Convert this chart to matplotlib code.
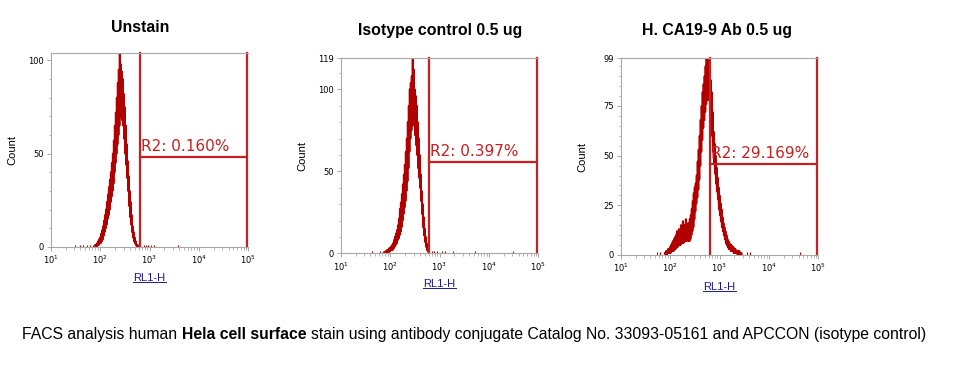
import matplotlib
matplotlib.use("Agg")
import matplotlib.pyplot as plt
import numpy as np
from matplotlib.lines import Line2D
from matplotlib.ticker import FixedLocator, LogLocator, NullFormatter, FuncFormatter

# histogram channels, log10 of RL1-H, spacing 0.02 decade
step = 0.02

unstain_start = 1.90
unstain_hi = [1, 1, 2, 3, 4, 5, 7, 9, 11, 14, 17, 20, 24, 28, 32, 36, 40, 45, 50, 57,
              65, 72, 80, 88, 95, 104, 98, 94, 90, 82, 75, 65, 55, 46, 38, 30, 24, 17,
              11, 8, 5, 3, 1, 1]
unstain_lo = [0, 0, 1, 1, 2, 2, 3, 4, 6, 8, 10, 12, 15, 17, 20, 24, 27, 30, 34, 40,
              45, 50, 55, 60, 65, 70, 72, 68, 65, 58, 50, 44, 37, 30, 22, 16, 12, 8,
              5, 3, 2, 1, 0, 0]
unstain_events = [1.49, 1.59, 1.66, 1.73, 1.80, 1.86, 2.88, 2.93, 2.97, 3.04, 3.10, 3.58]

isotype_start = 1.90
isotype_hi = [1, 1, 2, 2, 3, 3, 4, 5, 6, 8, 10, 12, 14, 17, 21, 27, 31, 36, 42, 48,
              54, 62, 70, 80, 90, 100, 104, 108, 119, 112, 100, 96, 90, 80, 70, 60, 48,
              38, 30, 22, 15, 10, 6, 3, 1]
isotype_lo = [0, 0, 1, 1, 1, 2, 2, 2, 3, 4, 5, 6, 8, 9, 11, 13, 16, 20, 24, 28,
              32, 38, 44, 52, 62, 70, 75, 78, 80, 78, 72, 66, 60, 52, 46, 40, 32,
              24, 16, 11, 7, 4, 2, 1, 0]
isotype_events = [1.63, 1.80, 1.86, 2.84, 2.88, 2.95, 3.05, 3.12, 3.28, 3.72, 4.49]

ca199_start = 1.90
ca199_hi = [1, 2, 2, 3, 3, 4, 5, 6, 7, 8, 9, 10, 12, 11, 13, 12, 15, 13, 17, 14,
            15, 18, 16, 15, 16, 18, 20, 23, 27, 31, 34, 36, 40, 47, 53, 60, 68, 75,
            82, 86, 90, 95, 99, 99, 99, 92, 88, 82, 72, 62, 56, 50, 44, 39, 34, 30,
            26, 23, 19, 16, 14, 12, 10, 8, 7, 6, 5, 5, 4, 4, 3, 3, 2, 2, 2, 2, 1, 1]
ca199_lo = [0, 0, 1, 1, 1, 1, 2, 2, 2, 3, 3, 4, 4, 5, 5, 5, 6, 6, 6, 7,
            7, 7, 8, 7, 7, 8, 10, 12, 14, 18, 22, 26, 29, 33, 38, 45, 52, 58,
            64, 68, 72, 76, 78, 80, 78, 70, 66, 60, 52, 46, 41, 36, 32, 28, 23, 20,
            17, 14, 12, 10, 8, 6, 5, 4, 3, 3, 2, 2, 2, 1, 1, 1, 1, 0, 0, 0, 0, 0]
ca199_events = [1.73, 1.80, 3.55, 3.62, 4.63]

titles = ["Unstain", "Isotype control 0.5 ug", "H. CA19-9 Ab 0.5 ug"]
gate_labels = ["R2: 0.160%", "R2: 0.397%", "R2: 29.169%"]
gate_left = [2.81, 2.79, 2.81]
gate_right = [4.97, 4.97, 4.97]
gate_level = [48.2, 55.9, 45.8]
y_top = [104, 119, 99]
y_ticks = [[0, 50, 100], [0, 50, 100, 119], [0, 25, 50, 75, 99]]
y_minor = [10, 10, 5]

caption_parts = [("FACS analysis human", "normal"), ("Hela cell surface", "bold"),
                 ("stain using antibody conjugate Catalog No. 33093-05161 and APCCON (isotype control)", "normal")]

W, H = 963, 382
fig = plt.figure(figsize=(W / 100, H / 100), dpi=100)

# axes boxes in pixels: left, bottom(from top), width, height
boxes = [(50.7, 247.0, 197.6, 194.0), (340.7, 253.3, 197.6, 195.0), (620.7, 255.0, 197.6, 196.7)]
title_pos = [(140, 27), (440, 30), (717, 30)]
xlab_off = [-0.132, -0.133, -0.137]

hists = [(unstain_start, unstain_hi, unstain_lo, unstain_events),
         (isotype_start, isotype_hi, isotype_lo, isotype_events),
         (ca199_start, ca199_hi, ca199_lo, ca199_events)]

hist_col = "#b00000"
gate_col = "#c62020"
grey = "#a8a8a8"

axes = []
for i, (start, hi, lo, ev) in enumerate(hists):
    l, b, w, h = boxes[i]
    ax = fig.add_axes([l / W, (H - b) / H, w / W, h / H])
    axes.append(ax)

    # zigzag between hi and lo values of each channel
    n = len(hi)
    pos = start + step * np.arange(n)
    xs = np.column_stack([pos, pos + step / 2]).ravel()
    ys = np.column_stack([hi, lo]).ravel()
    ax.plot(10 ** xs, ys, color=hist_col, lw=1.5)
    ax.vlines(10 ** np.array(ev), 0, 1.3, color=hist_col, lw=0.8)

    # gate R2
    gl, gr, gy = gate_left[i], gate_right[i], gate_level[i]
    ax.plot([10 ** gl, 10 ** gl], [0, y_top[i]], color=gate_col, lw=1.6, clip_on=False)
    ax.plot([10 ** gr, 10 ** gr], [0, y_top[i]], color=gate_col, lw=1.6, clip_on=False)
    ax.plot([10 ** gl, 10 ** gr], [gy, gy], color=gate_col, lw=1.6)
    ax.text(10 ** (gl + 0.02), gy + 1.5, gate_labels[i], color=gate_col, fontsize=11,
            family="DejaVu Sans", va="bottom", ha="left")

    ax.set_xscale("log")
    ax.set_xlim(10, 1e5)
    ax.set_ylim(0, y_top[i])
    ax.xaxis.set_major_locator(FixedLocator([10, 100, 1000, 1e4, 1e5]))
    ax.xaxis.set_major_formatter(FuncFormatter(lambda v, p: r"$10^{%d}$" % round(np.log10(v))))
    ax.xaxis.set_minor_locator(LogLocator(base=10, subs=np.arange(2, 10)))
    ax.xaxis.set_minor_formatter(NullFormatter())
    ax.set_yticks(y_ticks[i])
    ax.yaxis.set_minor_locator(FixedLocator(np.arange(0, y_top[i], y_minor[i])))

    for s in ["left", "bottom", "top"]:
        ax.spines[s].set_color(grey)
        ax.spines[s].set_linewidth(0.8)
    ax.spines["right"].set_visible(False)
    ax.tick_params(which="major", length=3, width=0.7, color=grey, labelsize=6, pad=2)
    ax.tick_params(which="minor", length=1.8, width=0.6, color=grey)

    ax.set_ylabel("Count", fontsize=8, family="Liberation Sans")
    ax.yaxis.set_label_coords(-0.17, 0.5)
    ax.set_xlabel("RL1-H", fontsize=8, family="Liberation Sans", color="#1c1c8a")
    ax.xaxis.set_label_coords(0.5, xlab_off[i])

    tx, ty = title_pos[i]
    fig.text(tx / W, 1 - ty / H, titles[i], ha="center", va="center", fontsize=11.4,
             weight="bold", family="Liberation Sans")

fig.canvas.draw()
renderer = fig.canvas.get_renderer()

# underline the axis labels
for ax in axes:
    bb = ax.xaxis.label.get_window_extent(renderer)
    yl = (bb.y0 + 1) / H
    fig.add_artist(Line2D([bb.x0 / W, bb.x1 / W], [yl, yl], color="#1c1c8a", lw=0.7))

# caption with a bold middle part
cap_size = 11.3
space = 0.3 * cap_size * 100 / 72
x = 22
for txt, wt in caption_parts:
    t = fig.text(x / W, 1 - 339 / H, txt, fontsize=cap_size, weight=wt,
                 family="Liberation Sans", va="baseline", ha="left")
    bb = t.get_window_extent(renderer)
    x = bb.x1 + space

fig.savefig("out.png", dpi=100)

----

Task requirements — Reproduce the data above word for word from its first line through the line that holds "3.04, 3.10, 3.58]", both ends included; skip pictures.

The reply —
Convert this chart to matplotlib code.
import matplotlib
matplotlib.use("Agg")
import matplotlib.pyplot as plt
import numpy as np
from matplotlib.lines import Line2D
from matplotlib.ticker import FixedLocator, LogLocator, NullFormatter, FuncFormatter

# histogram channels, log10 of RL1-H, spacing 0.02 decade
step = 0.02

unstain_start = 1.90
unstain_hi = [1, 1, 2, 3, 4, 5, 7, 9, 11, 14, 17, 20, 24, 28, 32, 36, 40, 45, 50, 57,
              65, 72, 80, 88, 95, 104, 98, 94, 90, 82, 75, 65, 55, 46, 38, 30, 24, 17,
              11, 8, 5, 3, 1, 1]
unstain_lo = [0, 0, 1, 1, 2, 2, 3, 4, 6, 8, 10, 12, 15, 17, 20, 24, 27, 30, 34, 40,
              45, 50, 55, 60, 65, 70, 72, 68, 65, 58, 50, 44, 37, 30, 22, 16, 12, 8,
              5, 3, 2, 1, 0, 0]
unstain_events = [1.49, 1.59, 1.66, 1.73, 1.80, 1.86, 2.88, 2.93, 2.97, 3.04, 3.10, 3.58]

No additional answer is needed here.